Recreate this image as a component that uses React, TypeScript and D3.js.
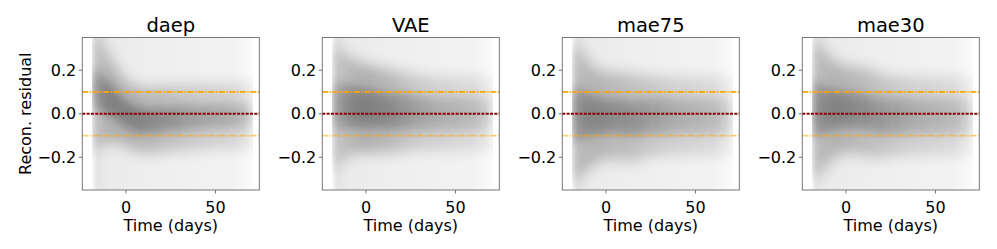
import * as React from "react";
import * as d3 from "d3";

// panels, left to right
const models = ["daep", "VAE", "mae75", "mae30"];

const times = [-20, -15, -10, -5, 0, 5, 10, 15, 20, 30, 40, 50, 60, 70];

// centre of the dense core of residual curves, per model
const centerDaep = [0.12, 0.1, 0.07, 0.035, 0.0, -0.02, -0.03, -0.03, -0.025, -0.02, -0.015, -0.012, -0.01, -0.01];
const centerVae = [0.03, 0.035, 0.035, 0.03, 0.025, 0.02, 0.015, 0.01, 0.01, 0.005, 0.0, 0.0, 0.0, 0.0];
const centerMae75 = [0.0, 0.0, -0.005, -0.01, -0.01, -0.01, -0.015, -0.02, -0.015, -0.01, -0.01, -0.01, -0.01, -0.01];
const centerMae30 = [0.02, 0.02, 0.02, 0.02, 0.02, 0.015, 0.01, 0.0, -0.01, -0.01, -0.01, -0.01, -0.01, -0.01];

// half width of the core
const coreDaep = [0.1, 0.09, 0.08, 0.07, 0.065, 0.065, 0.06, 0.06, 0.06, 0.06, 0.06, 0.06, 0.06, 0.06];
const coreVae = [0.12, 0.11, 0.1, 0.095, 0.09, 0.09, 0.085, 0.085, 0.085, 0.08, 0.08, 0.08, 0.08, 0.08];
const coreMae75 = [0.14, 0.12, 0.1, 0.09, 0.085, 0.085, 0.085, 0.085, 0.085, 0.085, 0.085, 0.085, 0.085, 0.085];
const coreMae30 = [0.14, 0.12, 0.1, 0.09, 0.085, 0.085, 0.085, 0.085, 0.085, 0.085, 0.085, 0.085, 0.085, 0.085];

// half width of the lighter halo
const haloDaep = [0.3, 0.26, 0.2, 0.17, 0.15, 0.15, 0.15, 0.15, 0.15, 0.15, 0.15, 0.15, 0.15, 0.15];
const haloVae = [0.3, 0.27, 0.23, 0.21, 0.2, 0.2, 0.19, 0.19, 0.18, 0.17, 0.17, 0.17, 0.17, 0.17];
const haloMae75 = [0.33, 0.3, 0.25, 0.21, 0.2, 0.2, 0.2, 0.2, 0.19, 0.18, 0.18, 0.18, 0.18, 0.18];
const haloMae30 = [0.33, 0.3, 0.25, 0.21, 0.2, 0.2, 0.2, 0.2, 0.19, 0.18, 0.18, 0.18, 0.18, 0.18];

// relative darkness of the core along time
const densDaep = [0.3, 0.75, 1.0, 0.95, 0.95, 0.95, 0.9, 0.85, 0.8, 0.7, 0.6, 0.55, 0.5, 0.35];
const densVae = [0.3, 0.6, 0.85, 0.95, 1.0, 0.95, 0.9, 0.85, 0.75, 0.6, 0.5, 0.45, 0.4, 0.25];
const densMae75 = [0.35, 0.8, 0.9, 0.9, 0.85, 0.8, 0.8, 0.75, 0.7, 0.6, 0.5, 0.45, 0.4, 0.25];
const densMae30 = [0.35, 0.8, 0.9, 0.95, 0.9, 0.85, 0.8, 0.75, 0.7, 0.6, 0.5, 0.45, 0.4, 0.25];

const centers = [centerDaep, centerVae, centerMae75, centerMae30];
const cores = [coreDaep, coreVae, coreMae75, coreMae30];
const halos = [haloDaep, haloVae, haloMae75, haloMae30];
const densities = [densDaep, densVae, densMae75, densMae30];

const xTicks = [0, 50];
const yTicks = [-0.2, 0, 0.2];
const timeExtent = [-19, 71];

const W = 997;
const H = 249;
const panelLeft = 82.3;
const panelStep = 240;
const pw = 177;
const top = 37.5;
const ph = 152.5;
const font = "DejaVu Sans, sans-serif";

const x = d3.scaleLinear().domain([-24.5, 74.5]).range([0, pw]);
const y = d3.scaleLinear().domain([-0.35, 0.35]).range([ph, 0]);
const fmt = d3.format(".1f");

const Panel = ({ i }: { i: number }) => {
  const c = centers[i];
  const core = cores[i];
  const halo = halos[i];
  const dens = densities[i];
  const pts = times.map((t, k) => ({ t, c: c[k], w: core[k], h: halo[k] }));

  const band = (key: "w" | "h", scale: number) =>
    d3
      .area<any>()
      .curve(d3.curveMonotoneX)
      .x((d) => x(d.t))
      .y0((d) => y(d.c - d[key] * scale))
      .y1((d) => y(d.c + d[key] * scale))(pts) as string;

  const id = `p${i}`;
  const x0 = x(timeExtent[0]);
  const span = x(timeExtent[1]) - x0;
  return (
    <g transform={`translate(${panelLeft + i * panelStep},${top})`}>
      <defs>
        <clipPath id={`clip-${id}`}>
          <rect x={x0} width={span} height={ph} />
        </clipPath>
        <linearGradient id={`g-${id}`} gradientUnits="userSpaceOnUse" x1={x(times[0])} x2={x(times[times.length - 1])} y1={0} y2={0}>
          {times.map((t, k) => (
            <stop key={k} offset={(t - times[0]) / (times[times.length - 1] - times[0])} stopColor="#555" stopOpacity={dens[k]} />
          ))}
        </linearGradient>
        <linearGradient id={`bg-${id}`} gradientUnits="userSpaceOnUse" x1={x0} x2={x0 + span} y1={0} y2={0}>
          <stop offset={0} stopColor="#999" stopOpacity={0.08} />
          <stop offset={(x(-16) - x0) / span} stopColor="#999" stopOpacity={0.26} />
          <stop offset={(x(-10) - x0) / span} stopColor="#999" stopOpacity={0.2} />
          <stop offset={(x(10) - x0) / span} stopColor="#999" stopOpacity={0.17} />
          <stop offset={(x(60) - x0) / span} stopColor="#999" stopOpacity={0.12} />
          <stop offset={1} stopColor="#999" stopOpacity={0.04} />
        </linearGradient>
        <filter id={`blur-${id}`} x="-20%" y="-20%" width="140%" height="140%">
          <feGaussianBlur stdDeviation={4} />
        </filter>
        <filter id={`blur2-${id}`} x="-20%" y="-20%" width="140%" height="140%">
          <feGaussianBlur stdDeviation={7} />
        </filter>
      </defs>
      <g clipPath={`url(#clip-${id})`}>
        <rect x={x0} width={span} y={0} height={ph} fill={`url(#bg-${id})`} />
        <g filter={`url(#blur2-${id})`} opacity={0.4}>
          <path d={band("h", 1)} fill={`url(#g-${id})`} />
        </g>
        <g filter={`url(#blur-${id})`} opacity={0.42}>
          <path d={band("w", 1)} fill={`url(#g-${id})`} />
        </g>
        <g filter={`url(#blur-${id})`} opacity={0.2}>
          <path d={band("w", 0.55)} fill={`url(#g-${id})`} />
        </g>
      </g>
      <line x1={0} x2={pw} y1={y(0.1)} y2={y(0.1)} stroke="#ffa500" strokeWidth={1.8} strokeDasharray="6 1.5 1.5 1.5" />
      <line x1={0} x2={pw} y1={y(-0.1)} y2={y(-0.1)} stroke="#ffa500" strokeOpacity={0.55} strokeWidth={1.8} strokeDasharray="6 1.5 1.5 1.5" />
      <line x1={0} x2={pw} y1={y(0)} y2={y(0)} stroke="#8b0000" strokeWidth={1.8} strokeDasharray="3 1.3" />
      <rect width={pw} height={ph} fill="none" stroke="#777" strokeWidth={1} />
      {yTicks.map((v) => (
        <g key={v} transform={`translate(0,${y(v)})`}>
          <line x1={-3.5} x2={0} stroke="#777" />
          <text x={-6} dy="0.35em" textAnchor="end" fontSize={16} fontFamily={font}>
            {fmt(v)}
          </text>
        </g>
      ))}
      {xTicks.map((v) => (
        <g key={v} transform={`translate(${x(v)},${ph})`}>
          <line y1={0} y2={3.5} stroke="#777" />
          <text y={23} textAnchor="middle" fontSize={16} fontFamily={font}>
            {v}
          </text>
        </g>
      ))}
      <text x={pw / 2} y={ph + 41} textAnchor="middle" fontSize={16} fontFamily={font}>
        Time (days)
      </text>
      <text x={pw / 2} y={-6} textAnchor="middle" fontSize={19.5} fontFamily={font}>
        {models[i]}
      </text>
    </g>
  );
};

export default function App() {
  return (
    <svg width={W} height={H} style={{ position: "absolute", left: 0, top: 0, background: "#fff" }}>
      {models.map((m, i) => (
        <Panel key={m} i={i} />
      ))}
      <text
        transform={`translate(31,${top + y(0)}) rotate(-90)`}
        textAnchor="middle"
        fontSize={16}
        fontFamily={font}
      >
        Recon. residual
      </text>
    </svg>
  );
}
----------
== The exercise ==
Give again, word for word, every line from the top of the data through the line with "50, 60, 70];", both ends included, and exclude the pictures.

== Completed exercise ==
Recreate this image as a component that uses React, TypeScript and D3.js.
import * as React from "react";
import * as d3 from "d3";

// panels, left to right
const models = ["daep", "VAE", "mae75", "mae30"];

const times = [-20, -15, -10, -5, 0, 5, 10, 15, 20, 30, 40, 50, 60, 70];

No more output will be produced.